We have had some excellent articles on this blog recently about children in the criminal justice system, and other parts of the public sector services, which you can read here, here, here and here. At the same time as children are slipping through the cracks, we have seen a growth in the ideology that surrounds young people: “hoodies”, “yobs”, and now “feral”. It appears to me to be a ‘chicken-and-egg’ question: which came first, the ideology or the youth to encourage it? Is there even an answer? That’s not the point, it doesn’t matter which came first. The matter is that it is happening, and it is having a terrible impact upon preconceptions of all young people. When politicians and the media pick on isolated incidences and build an image of fear and disgust, it is easy to see why society will withdraw from an entire generation: this is Cameron’s moral decline.
This post may sound like I am making excuses. I am not. There are some young people out there who are troublemakers and worse, and who rendered the labels of “yobs” and “feral” necessary, but by ascribing those labels to all young people in essence writes them off as lost. The only young people worth time and effort are those from good families living in good areas. People (ie adults) are simply not willing to look past their initial perception and get to know the young people they simply write off, and by doing that they are helping to restrain and destroy the dreams of so many. And yet these disruptive young people form such a small part of our youth at large.
Today sees the launch of the new 99% Campaign materials across London, especially on the Transport networks. Its premise is extremely simple:
“We are young Londoners, living positive lives”
“We are not negative stereotypes”
“We are the 99 per cent”
The campaign itself has been going for some time: “it is a pan-London, youth-led initiative that brings together key public, private and civil society organisations to dispel stereotypes about young people and make the capital a better, safer and more inclusive place.”
The project was initially developed by young people in London with the partnership of the London Serious Youth Violence Board. However, with that body now lost in the Bonfire of the Quangos, it was feared that the project could be lost and the work done to change preconceptions of young people would grind to half. However the campaign is now run by a charity, Independent Academic Research Studies (IARS) with the support of a Core Partners’ Group. Of course, young people themselves are also heavily involved in the campaign.
The aims of the campaign are as follows:
- “Disadvantage thinking” about young people is addressed and positive stories are promoted.
- Negative perceptions and stereotypes about young people are tackled.
- New youth opportunities are created while current opportunities are highlighted and enhanced by making them part of a kite-marking, partnership movement that uses the 99% brand to recognise high quality positive engagement youth projects within the objectives of the 99% (taken from campaign website).

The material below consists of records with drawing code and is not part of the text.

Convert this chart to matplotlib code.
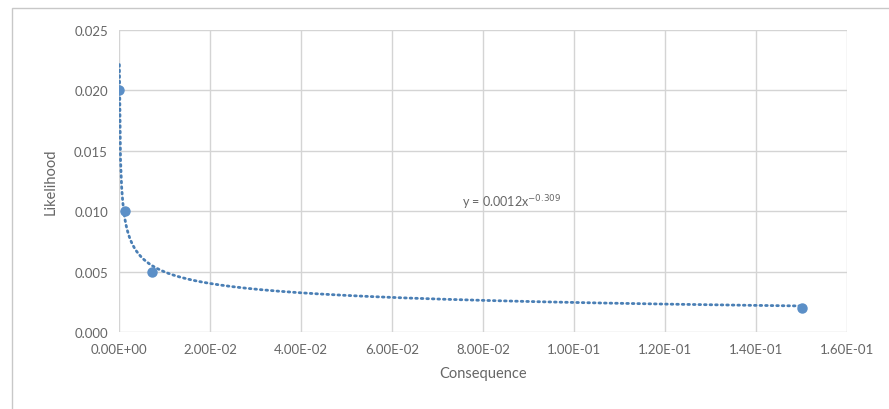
import numpy as np
import matplotlib
matplotlib.use("Agg")
import matplotlib.pyplot as plt
from matplotlib.patches import Rectangle

plt.rcParams['font.family'] = ['Lato', 'DejaVu Sans']

# Data
consequence = [0.0001, 0.0013, 0.0073, 0.15]
likelihood = [0.020, 0.010, 0.005, 0.002]
trend_a = 0.0012
trend_b = -0.309
x_ticks = [0.00, 0.02, 0.04, 0.06, 0.08, 0.10, 0.12, 0.14, 0.16]
y_ticks = [0.000, 0.005, 0.010, 0.015, 0.020, 0.025]

fig = plt.figure(figsize=(8.89, 4.10), dpi=100)
# outer chart frame
fig.patches.append(Rectangle((12/889, -0.05), 1.0, (410-9)/410 + 0.05,
                             transform=fig.transFigure, fill=False,
                             edgecolor='#c8c8c8', linewidth=1.0))
ax = fig.add_axes([119/889, (410-333)/410, (847-119)/889, (333-31)/410])

# trendline (power fit shown in label)
xt = np.linspace(0.00008, max(consequence), 600)
yt = trend_a * xt ** trend_b
ax.plot(xt, yt, linestyle=(0, (0.6, 1.4)), color='#4a7fb5', linewidth=2.0,
        dash_capstyle='round', zorder=3)
ax.plot(consequence, likelihood, 'o', color='#5b8fc7', markersize=6.5, zorder=4)

ax.set_xlim(0, 0.16)
ax.set_ylim(0, 0.025)
ax.set_xticks(x_ticks)
ax.set_yticks(y_ticks)
ax.set_xticklabels([f"{v:.2E}" for v in x_ticks])
ax.set_yticklabels([f"{v:.3f}" for v in y_ticks])
ax.grid(True, color='#d4d4d4', linewidth=1.0)
ax.set_axisbelow(True)
for s in ax.spines.values():
    s.set_visible(False)
ax.tick_params(length=0, labelsize=9.5, labelcolor='#666666', pad=8)
ax.set_xlabel("Consequence", fontsize=10.5, color='#666666', labelpad=8)
ax.set_ylabel("Likelihood", fontsize=10.5, color='#666666', labelpad=12)

ax.text(0.0754, 0.0108, r"y = 0.0012x$^{-0.309}$", fontsize=9, color='#666666',
        ha='left', va='center')

fig.savefig("out.png", dpi=100)
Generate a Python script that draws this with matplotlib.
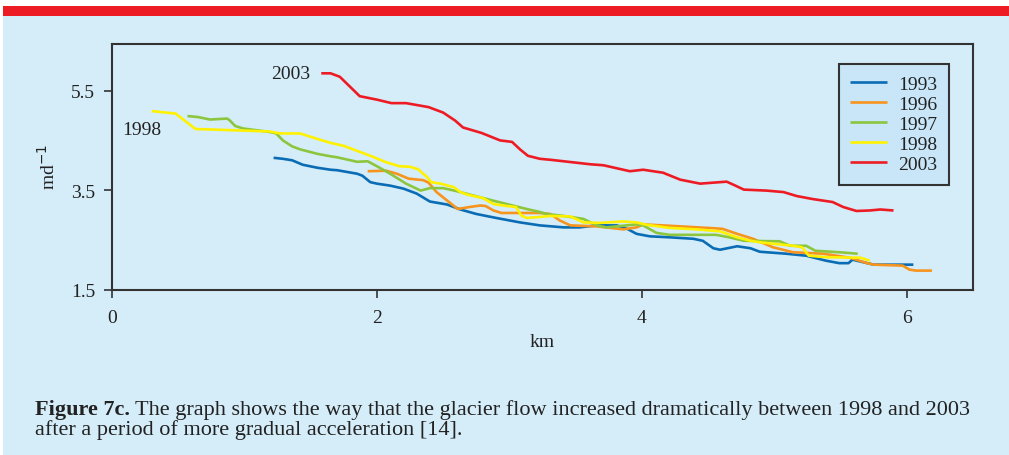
import matplotlib
matplotlib.use("Agg")
import matplotlib.pyplot as plt
import matplotlib.patches as patches

plt.rcParams['font.family'] = ['Liberation Serif', 'DejaVu Serif']

# distance along glacier (km) and flow speed (m/d)
km_1993 = [1.22, 1.29, 1.36, 1.44, 1.55, 1.65, 1.70, 1.85, 1.89, 1.95, 2.00, 2.10, 2.20, 2.30,
           2.40, 2.53, 2.63, 2.75, 2.90, 3.08, 3.23, 3.41, 3.53, 3.66, 3.81, 3.89, 3.96, 4.06,
           4.21, 4.39, 4.46, 4.54, 4.59, 4.72, 4.82, 4.89, 5.09, 5.24, 5.39, 5.49, 5.56, 5.59,
           5.75, 6.05]
v_1993 = [4.15, 4.13, 4.10, 4.01, 3.95, 3.91, 3.90, 3.83, 3.79, 3.66, 3.63, 3.59, 3.53, 3.43,
          3.27, 3.21, 3.11, 3.02, 2.94, 2.85, 2.79, 2.75, 2.75, 2.79, 2.79, 2.72, 2.62, 2.57,
          2.55, 2.52, 2.48, 2.33, 2.30, 2.37, 2.33, 2.26, 2.22, 2.18, 2.08, 2.03, 2.03, 2.10,
          2.00, 2.00]

km_1996 = [1.93, 2.07, 2.15, 2.24, 2.35, 2.39, 2.45, 2.53, 2.61, 2.70, 2.78, 2.82, 2.88, 2.94,
           3.23, 3.31, 3.38, 3.46, 3.66, 3.86, 3.96, 4.01, 4.16, 4.56, 4.61, 4.72, 4.84, 4.99,
           5.14, 5.37, 5.57, 5.70, 5.75, 5.97, 6.02, 6.07, 6.19]
v_1996 = [3.88, 3.89, 3.83, 3.73, 3.70, 3.65, 3.46, 3.29, 3.12, 3.16, 3.19, 3.18, 3.09, 3.04,
          3.04, 3.02, 2.89, 2.79, 2.77, 2.71, 2.75, 2.81, 2.79, 2.73, 2.72, 2.62, 2.52, 2.35,
          2.25, 2.22, 2.14, 2.03, 2.00, 1.98, 1.90, 1.88, 1.88]

km_1997 = [0.57, 0.65, 0.74, 0.87, 0.89, 0.93, 0.99, 1.19, 1.24, 1.29, 1.36, 1.42, 1.55, 1.65,
           1.70, 1.85, 1.93, 2.00, 2.10, 2.22, 2.33, 2.40, 2.50, 2.60, 2.70, 2.83, 2.98, 3.13,
           3.23, 3.28, 3.41, 3.56, 3.66, 3.73, 3.96, 4.01, 4.11, 4.21, 4.56, 4.66, 4.77, 5.04,
           5.12, 5.24, 5.31, 5.49, 5.63]
v_1997 = [4.99, 4.97, 4.92, 4.94, 4.90, 4.79, 4.74, 4.67, 4.64, 4.50, 4.38, 4.32, 4.23, 4.18,
          4.16, 4.07, 4.08, 3.98, 3.83, 3.63, 3.49, 3.54, 3.54, 3.48, 3.41, 3.32, 3.22, 3.12,
          3.06, 3.02, 2.98, 2.92, 2.79, 2.75, 2.81, 2.79, 2.64, 2.60, 2.60, 2.55, 2.48, 2.47,
          2.38, 2.38, 2.28, 2.25, 2.22]

km_1998 = [0.30, 0.48, 0.63, 1.19, 1.27, 1.42, 1.55, 1.65, 1.75, 1.82, 1.95, 2.07, 2.17, 2.25,
           2.31, 2.38, 2.41, 2.48, 2.58, 2.63, 2.68, 2.80, 2.88, 2.98, 3.05, 3.09, 3.13, 3.23,
           3.31, 3.46, 3.56, 3.68, 3.86, 3.96, 4.04, 4.21, 4.41, 4.59, 4.72, 4.82, 4.89, 5.14,
           5.21, 5.26, 5.39, 5.65, 5.72]
v_1998 = [5.09, 5.04, 4.73, 4.68, 4.64, 4.64, 4.53, 4.45, 4.39, 4.32, 4.19, 4.06, 3.98, 3.97,
          3.92, 3.76, 3.66, 3.63, 3.56, 3.46, 3.41, 3.34, 3.22, 3.18, 3.16, 2.99, 2.94, 2.96,
          2.98, 2.97, 2.85, 2.84, 2.87, 2.85, 2.80, 2.74, 2.71, 2.67, 2.55, 2.48, 2.45, 2.38,
          2.35, 2.18, 2.15, 2.14, 2.08]

km_2003 = [1.58, 1.65, 1.72, 1.87, 2.00, 2.11, 2.22, 2.39, 2.50, 2.59, 2.65, 2.79, 2.93, 3.02,
           3.08, 3.14, 3.23, 3.31, 3.61, 3.71, 3.91, 4.01, 4.16, 4.29, 4.44, 4.64, 4.69, 4.77,
           4.94, 5.07, 5.17, 5.29, 5.44, 5.52, 5.62, 5.72, 5.80, 5.90]
v_2003 = [5.85, 5.85, 5.78, 5.39, 5.32, 5.25, 5.25, 5.17, 5.06, 4.90, 4.76, 4.65, 4.50, 4.47,
          4.32, 4.19, 4.13, 4.11, 4.02, 4.00, 3.88, 3.91, 3.85, 3.71, 3.63, 3.67, 3.61, 3.51,
          3.49, 3.46, 3.38, 3.32, 3.26, 3.16, 3.08, 3.09, 3.11, 3.09]

years = ['1993', '1996', '1997', '1998', '2003']
colors = ['#0a6cb4', '#f7941d', '#8cc63f', '#fff200', '#ed1c24']
series = [(km_1993, v_1993), (km_1996, v_1996), (km_1997, v_1997),
          (km_1998, v_1998), (km_2003, v_2003)]

bg = '#d5edf9'
ink = '#222222'
fig = plt.figure(figsize=(10.09, 4.56), dpi=100)
fig.patch.set_facecolor('white')

# panel background and red bar at top
fig.patches.append(patches.Rectangle((3 / 1009, 0), 1, 439 / 456, transform=fig.transFigure,
                                     facecolor=bg, edgecolor='none', zorder=-2))
fig.patches.append(patches.Rectangle((3 / 1009, 439 / 456), 1, 10 / 456, transform=fig.transFigure,
                                     facecolor='#ed1c24', edgecolor='none', zorder=-1))

ax = fig.add_axes([112 / 1009, 1 - 290.5 / 456, 861 / 1009, 246 / 456])
ax.set_facecolor(bg)

for (x, y), c, lab in zip(series, colors, years):
    ax.plot(x, y, color=c, lw=1.9, label=lab, solid_capstyle='butt')

ax.set_xlim(0, 6.5)
ax.set_ylim(1.5, 6.45)
ax.set_xticks([0, 2, 4, 6])
ax.set_yticks([1.5, 3.5, 5.5])
ax.set_yticklabels(['1.5', '3.5', '5.5'])
ax.tick_params(direction='out', length=6, width=1.2, colors='#333333',
               labelsize=14, labelcolor=ink)
ax.tick_params(axis='y', pad=6)
ax.tick_params(axis='x', pad=8)
for s in ax.spines.values():
    s.set_color('#333333')
    s.set_linewidth(1.5)

ax.set_xlabel('km', fontsize=14, color=ink, labelpad=5)
ax.set_ylabel('md$^{-1}$', fontsize=14, color=ink, labelpad=9)

ax.text(1.5, 5.85, '2003', fontsize=14, color=ink, ha='right', va='center')
ax.text(0.08, 4.72, '1998', fontsize=14, color=ink, ha='left', va='center')

leg = ax.legend(loc='upper right', bbox_to_anchor=(0.972, 0.917), fontsize=14, frameon=True,
                fancybox=False, handlelength=1.9, handletextpad=0.55, labelspacing=0.12,
                borderpad=0.6, borderaxespad=0)
leg.get_frame().set_facecolor('#c8e6f7')
leg.get_frame().set_edgecolor('#333333')
leg.get_frame().set_linewidth(1.5)
leg.get_frame().set_alpha(1)
for t in leg.get_texts():
    t.set_color(ink)

# caption
cap_y1 = 1 - 415 / 456
cap_y2 = 1 - 435 / 456
head = fig.text(35 / 1009, cap_y1, 'Figure 7c.', fontsize=16, fontweight='bold',
                color=ink, va='baseline')
fig.canvas.draw()
bb = head.get_window_extent().transformed(fig.transFigure.inverted())
fig.text(bb.x1 + 5 / 1009, cap_y1,
         'The graph shows the way that the glacier flow increased dramatically between 1998 and 2003',
         fontsize=16, color=ink, va='baseline')
fig.text(35 / 1009, cap_y2, 'after a period of more gradual acceleration [14].',
         fontsize=16, color=ink, va='baseline')

fig.savefig('out.png', dpi=100, facecolor=fig.get_facecolor())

What about the young people? How does it help them (While I am aware that the campaign focusses solely on young people in London, this message is not to be ignored by the rest of the country)? The core mission is simple: “to give [young people] a chance“. The campaign aims to do this through “high quality volunteering opportunities; restorative justice interventions; the creation of role models and 99% Ambassadors; youth-led research & policy; awards, training, accreditation and campaigning; educational/ vocational opportunities”. This may sound like a collection of buzzwords, but let’s break them down:
1) volunteering gives young people something to be proud of, something to be a part of, and it also gives them skills and an experience they can refer to and draw on later;
2) so many of the young people involved in the riots have been given custodial sentences, but this has been tempered with arguments about recidivism for young people in the criminal justice system; restorative justice can save both the strain on the courts and prisons, and could help put someone back on the right path;
3) role models are important as young people need people to inspire them, to show them that they are capable of what others are, and while adult role models are good, peers are even more effective;
4) research and policy development, and awards, accreditation, and campaigning all encourage an individual to become involved, to take ownership of something for themselves, and to discover that they do have the capacity for self education.
Perhaps the most telling aspect of the campaign is its targets: all adult Londoners, and public sector service providers. These are the types of people to whom young people look for support during their crucial years of personal development, and that who are currently ignoring them. While a lot of online commentators have spoken about the need for a parent in these children’s lives, that is not always possible. Children and young people need as many avenues as possible to flourish, especially if their home enviroment does not provide them with this crucial support.
What does all of this hope to achieve? Respect. Be it the respect of adults and peers, or self-respect, the notion of respect is very powerful when considering the impact of others’ preconceptions. By achieving this respect, young people will be more engaged in mainstream society, and society at large will come to realise that their deeply held belief was wrong all along.
This is quite a challenge. Dr Theo Gavrielides, the director of IARS, and his able team of staff and volunteers have a wealth of experience in this work already; just take a look at the projects IARS undertakes. However, this is an attempt to change the perceptions of an entire country, no mean feat at all. All their hard work, both for the 99% campaign and their other projects, requires sponsors and funding. These are currently in short supply, but this does not remove the need, and it is entirely to their credit that they are still going strong through these difficult times.
Nearly all young people out there makes mistakes, goodness knows I did; that is what youth is for, to make mistakes and to learn. However, a mistake is not something that renders an individual feral. Nearly all young people out there are decent, upstanding people, and yet society still tars all young people with the same brush. Not only are there limited ways for young people to better themselves, but now people are unwilling to take the time to help them. How are young people supposed to learn, to grow without the benefits of adult support or experience? But no, young people are increasingly viewed as written off. Is their participation in the disturbances any real surprised?
I challenge you all reading this to think back into your past, and think about an adult who was willing to help you, support you, give you advice on whatever path you wanted. Not a family member, but someone from school, or a club, something like that. Got one? Now think about the things they told you, the experience they imparted. Now take that away. Can you safely say that you would be where you are now without that person? Even if it was just a boost of confidence, that little push to keep you going, it was still enough to help. This is what young people need, be it through programmes or clubs, or simply just face-to-face advice. Something to remind them that they have not been forgotten.
That’s what these young people: help. Support, assistance, a friendly face, whatever you want to call it. But without it, society could be denying them a chance to improve their lives, the same chance you had. Without that, there is every chance that the kids will not be alright.